Minimal Finite automata that accept binary strings divisible

Minimal Finite automata that accept binary strings divisible by n?

How many minimum states needed in genral for divisibility by n?

some says exactly n states and others <=n ,so what is the correct answer?

I cant understand anything from these documents.

Shreyans Dhankhar shreyans 17 Oct 2014 11:15 am

here u are asking for binary strings 
so num of states will be n if n is odd
if n is even the we have two possiblities
!) if n is pow of 2 say 2^k 
 then num of states is k+1
example dividible by 2 is 2^1 num of states are 1+1=2

2) if n is not pow of 2 then divide n by 2
a) if on first attempt u get an odd num then num of states will be  (odd num +1)
ex n=10 not in pow of 2 divide it 10/2=5 so we get 5 in frst attempt so 5+1=6 states 

b) if we dint get the odd num in frst attempt then divide until we get frst odd num nd then num of states will be (odd num + 2)

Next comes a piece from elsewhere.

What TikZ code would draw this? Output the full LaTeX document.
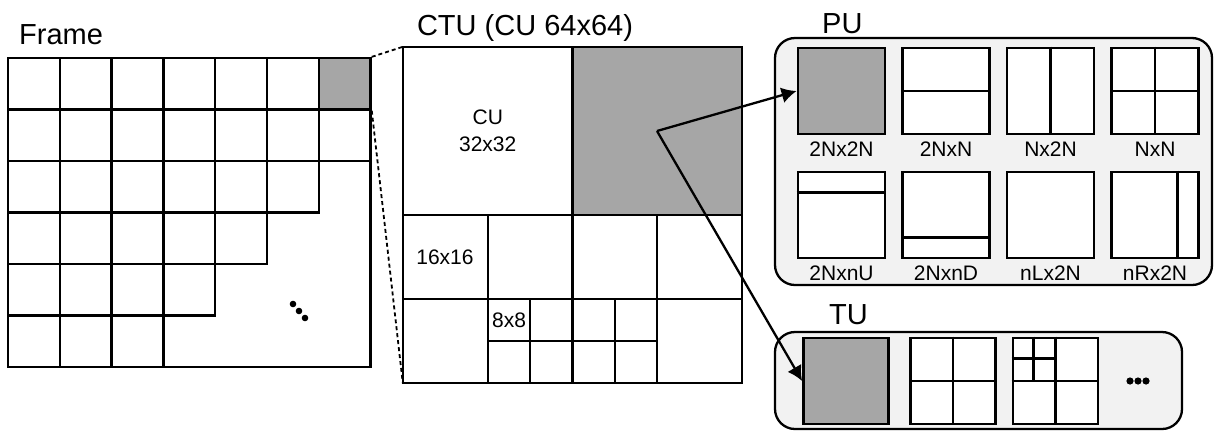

ex: n=24 24/2=12 12/2=6 6/2=3 so states will be 3+2=5

Mahesh Kumar maheshkumars 20 Oct 2014 10:25 am

bro,but for binary number  divisible by 4 we need 4 states know?

but as per ur strategy only three states ,how can u draw dfa with three states for divisibility by 4?

And also if u have tips like these minimal Dfa's please share with us?